Общество - обруч, сжимающий дух! Ужасающий бич, свистящий под смех. Ножницы жизни, что режут людей, чтобы равными сделать, похожими всех…
Это - перевод Брюсова, один из лучших, но все же помеченный тяжелым шагом поэта, который называл свою мечту "волом". Я прочитал давно поэму о багдадском поэте во французском переводе, там не было рифм, и поэтому более верными были эпитеты и внутренний ритм стиха. Часто потом я вспоминал Абу Ала Маари. Кто же, прочитав эту поэму, скажет, что поэзии Армении носит ограниченно национальный характер?
Ереван - новый город, он вырос из большого восточного села с домиками, окруженными садами. Новая архитектура всех советских городов мало чем отличается: Дворец культуры в Таллинне родной брат бакинского или иркутского. Ереван отличает строительный материал - дома здесь розовые. Отличает этот город и другое: в 1959 году я увидел памятник поэту Егише Чаренцу; потом мы поехали с Сарьяном к арке Чаренца; там на камне его стихи, а перед глазами горы и необычайно зеленая долина Арарата. Главное, что отличает Ереван от других советских городов,- это характер обитателей.

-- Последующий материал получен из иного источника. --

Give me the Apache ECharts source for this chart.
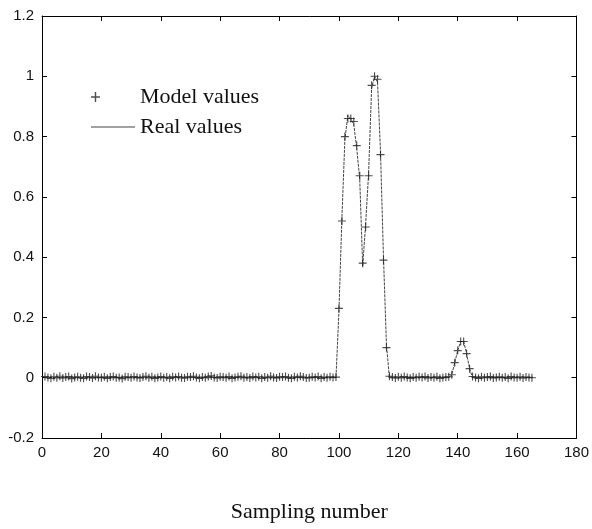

Не будучи злопамятными, они никак не хотят отказаться от памяти, видя в ней прерогативу человека. Они необычайно трудолюбивы - достаточно сказать, что многие виноградники выращены на земле, принесенной к уступам скал, или что в горных местах, накануне холодной континентальной зимы, виноградники укрывают, как в подмосковных садиках розы. У армян нет нашего "авось". В то же время это мечтатели, философы, поэты. Будучи людьми вполне современными, прекрасными физиками, астрономами, химиками, инженерами, в глубине домов, вернее, в глубине сердец они помнят язык горного ключа. Они меня многому научили.
Я напишу в одной из следующих глав о М. С. Сарьяне, я лучше понял его живопись, увидев Армению. Это край искусства. Стоит посмотреть на развалины храма V века, на скульптуру средневековья или много позднее на портреты Свиатаняна в картинной галерее Еревана, увидеть собрание древних миниатюр, чтобы понять не только творчество Сарьяна, но особенности армянского глаза, веками воспитайного на подлинном искусстве. Вот почему выставка Фалька открылась в Ереване прежде, чем в Москве.
Как-то поехали с поэтом Эмином в "священный город" - Эчмиалзин. Там много памятников прошлого, и там резиденция католикоса. Вазген I незадолго до этого приехал из Румынии и кроме армянского прекрасно владел французским языком. Он пригласил нас к себе, и я увидел в его кабинете хорошие монографии - Матисс, Ренуар, Боннар. Я спросил его, любит ли он современную живопись. Он, улыбнувшись, ответил: "Я люблю все прекрасное". Видимо, он не только "католикос всех армян", но отменный дипломат да и живой человек.
Наирн Зарьян пережил в отрочестве страшную резню армян - он родился и Западной Армении. Такие вещи делают человека мудрым. В марте 1963 года, побывав на встрече, где меня ругали, он пришел ко мне и сказал: "Не обращайте внимания…"
Мне пришелся по душе веселый и печальный Эмин - в нем жива извечная самозащита поэта - романтическая ирония.
Я встречался со многими писателями; одни говорили, что наилучший жанр - лирика, другие восхваляли эпопею, третьи - короткую новеллу; были среди них и критики; одни были смелыми, другие осторожными, одни талантливыми, другие бездарными; но, кажется, ни один не увлекался жанром, который нельзя назвать иначе, чем доносами, и это было так же приятно, как хлеб лаваш или душистые персики. Воздух Армении придал мне силы.